§ **Source excerpt**:
........

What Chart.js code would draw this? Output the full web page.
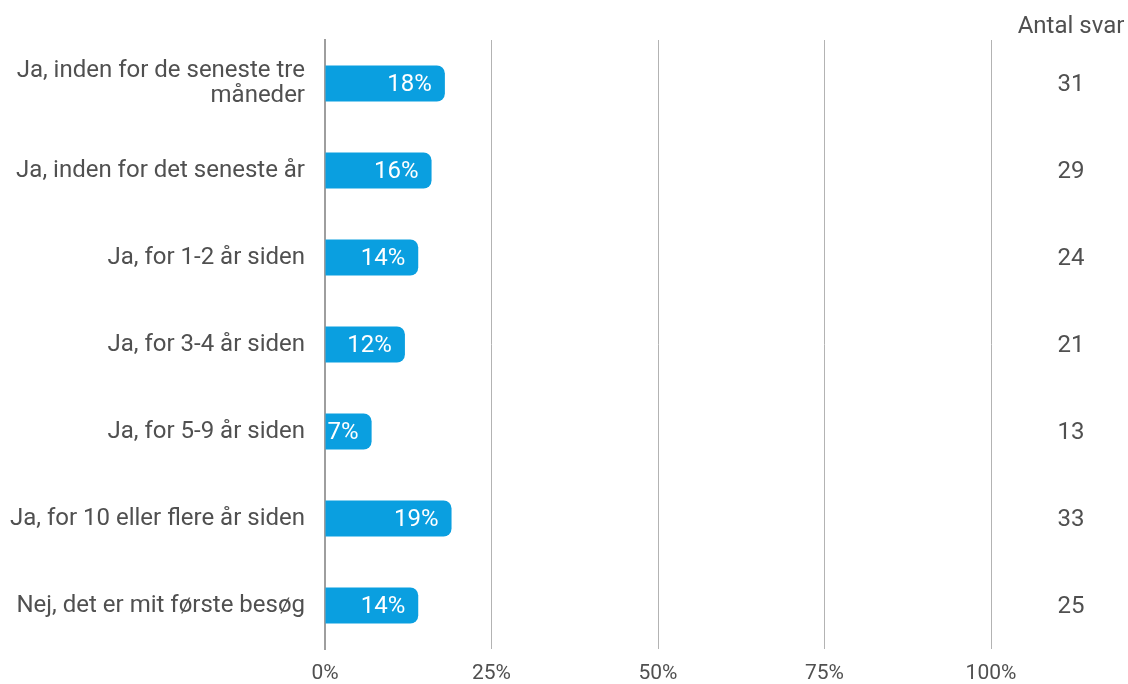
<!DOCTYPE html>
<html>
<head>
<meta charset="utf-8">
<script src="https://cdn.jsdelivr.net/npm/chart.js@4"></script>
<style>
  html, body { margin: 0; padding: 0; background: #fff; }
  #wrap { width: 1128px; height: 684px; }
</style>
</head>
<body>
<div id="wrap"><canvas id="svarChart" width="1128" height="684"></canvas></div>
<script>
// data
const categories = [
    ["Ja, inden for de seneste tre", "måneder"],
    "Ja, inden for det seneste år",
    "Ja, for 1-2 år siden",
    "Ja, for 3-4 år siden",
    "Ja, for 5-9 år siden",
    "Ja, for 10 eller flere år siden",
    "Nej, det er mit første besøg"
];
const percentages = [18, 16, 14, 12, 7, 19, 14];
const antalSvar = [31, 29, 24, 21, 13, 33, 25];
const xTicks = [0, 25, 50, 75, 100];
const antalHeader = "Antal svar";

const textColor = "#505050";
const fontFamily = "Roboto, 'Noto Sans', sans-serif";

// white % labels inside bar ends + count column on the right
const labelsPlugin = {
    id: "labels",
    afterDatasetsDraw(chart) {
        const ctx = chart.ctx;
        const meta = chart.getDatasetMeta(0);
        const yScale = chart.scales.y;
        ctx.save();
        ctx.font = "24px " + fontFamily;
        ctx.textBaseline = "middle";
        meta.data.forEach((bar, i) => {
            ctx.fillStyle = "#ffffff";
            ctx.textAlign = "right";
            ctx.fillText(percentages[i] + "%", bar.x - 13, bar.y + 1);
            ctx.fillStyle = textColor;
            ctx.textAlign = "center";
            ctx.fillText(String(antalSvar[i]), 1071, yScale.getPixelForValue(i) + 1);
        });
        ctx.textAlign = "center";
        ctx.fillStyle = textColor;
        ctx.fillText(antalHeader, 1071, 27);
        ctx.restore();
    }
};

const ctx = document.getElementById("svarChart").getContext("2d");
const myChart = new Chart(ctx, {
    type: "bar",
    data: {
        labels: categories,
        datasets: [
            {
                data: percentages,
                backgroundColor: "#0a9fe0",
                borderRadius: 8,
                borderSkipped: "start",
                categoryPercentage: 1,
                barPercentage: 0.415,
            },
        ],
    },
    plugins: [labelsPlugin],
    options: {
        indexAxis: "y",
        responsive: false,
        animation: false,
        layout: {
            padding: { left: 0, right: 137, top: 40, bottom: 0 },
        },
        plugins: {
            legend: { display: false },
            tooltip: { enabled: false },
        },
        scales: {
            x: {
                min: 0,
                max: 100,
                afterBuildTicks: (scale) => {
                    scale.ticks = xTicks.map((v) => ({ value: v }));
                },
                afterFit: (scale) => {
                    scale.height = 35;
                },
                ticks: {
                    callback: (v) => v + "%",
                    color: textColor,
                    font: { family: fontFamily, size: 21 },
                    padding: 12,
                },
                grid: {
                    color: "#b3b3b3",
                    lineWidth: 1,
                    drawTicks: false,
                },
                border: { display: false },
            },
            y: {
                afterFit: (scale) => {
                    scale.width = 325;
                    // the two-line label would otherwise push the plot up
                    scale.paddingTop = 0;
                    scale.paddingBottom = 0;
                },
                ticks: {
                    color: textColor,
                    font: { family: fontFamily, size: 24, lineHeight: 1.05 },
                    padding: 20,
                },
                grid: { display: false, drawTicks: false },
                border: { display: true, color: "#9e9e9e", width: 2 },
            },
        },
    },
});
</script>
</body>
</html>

........

Copy out all of the material exactly as written, without its pictures.

What Chart.js code would draw this? Output the full web page.
<!DOCTYPE html>
<html>
<head>
<meta charset="utf-8">
<script src="https://cdn.jsdelivr.net/npm/chart.js@4"></script>
<style>
  html, body { margin: 0; padding: 0; background: #fff; }
  #wrap { width: 1128px; height: 684px; }
</style>
</head>
<body>
<div id="wrap"><canvas id="svarChart" width="1128" height="684"></canvas></div>
<script>
// data
const categories = [
    ["Ja, inden for de seneste tre", "måneder"],
    "Ja, inden for det seneste år",
    "Ja, for 1-2 år siden",
    "Ja, for 3-4 år siden",
    "Ja, for 5-9 år siden",
    "Ja, for 10 eller flere år siden",
    "Nej, det er mit første besøg"
];
const percentages = [18, 16, 14, 12, 7, 19, 14];
const antalSvar = [31, 29, 24, 21, 13, 33, 25];
const xTicks = [0, 25, 50, 75, 100];
const antalHeader = "Antal svar";

const textColor = "#505050";
const fontFamily = "Roboto, 'Noto Sans', sans-serif";

// white % labels inside bar ends + count column on the right
const labelsPlugin = {
    id: "labels",
    afterDatasetsDraw(chart) {
        const ctx = chart.ctx;
        const meta = chart.getDatasetMeta(0);
        const yScale = chart.scales.y;
        ctx.save();
        ctx.font = "24px " + fontFamily;
        ctx.textBaseline = "middle";
        meta.data.forEach((bar, i) => {
            ctx.fillStyle = "#ffffff";
            ctx.textAlign = "right";
            ctx.fillText(percentages[i] + "%", bar.x - 13, bar.y + 1);
            ctx.fillStyle = textColor;
            ctx.textAlign = "center";
            ctx.fillText(String(antalSvar[i]), 1071, yScale.getPixelForValue(i) + 1);
        });
        ctx.textAlign = "center";
        ctx.fillStyle = textColor;
        ctx.fillText(antalHeader, 1071, 27);
        ctx.restore();
    }
};

const ctx = document.getElementById("svarChart").getContext("2d");
const myChart = new Chart(ctx, {
    type: "bar",
    data: {
        labels: categories,
        datasets: [
            {
                data: percentages,
                backgroundColor: "#0a9fe0",
                borderRadius: 8,
                borderSkipped: "start",
                categoryPercentage: 1,
                barPercentage: 0.415,
            },
        ],
    },
    plugins: [labelsPlugin],
    options: {
        indexAxis: "y",
        responsive: false,
        animation: false,
        layout: {
            padding: { left: 0, right: 137, top: 40, bottom: 0 },
        },
        plugins: {
            legend: { display: false },
            tooltip: { enabled: false },
        },
        scales: {
            x: {
                min: 0,
                max: 100,
                afterBuildTicks: (scale) => {
                    scale.ticks = xTicks.map((v) => ({ value: v }));
                },
                afterFit: (scale) => {
                    scale.height = 35;
                },
                ticks: {
                    callback: (v) => v + "%",
                    color: textColor,
                    font: { family: fontFamily, size: 21 },
                    padding: 12,
                },
                grid: {
                    color: "#b3b3b3",
                    lineWidth: 1,
                    drawTicks: false,
                },
                border: { display: false },
            },
            y: {
                afterFit: (scale) => {
                    scale.width = 325;
                    // the two-line label would otherwise push the plot up
                    scale.paddingTop = 0;
                    scale.paddingBottom = 0;
                },
                ticks: {
                    color: textColor,
                    font: { family: fontFamily, size: 24, lineHeight: 1.05 },
                    padding: 20,
                },
                grid: { display: false, drawTicks: false },
                border: { display: true, color: "#9e9e9e", width: 2 },
            },
        },
    },
});
</script>
</body>
</html>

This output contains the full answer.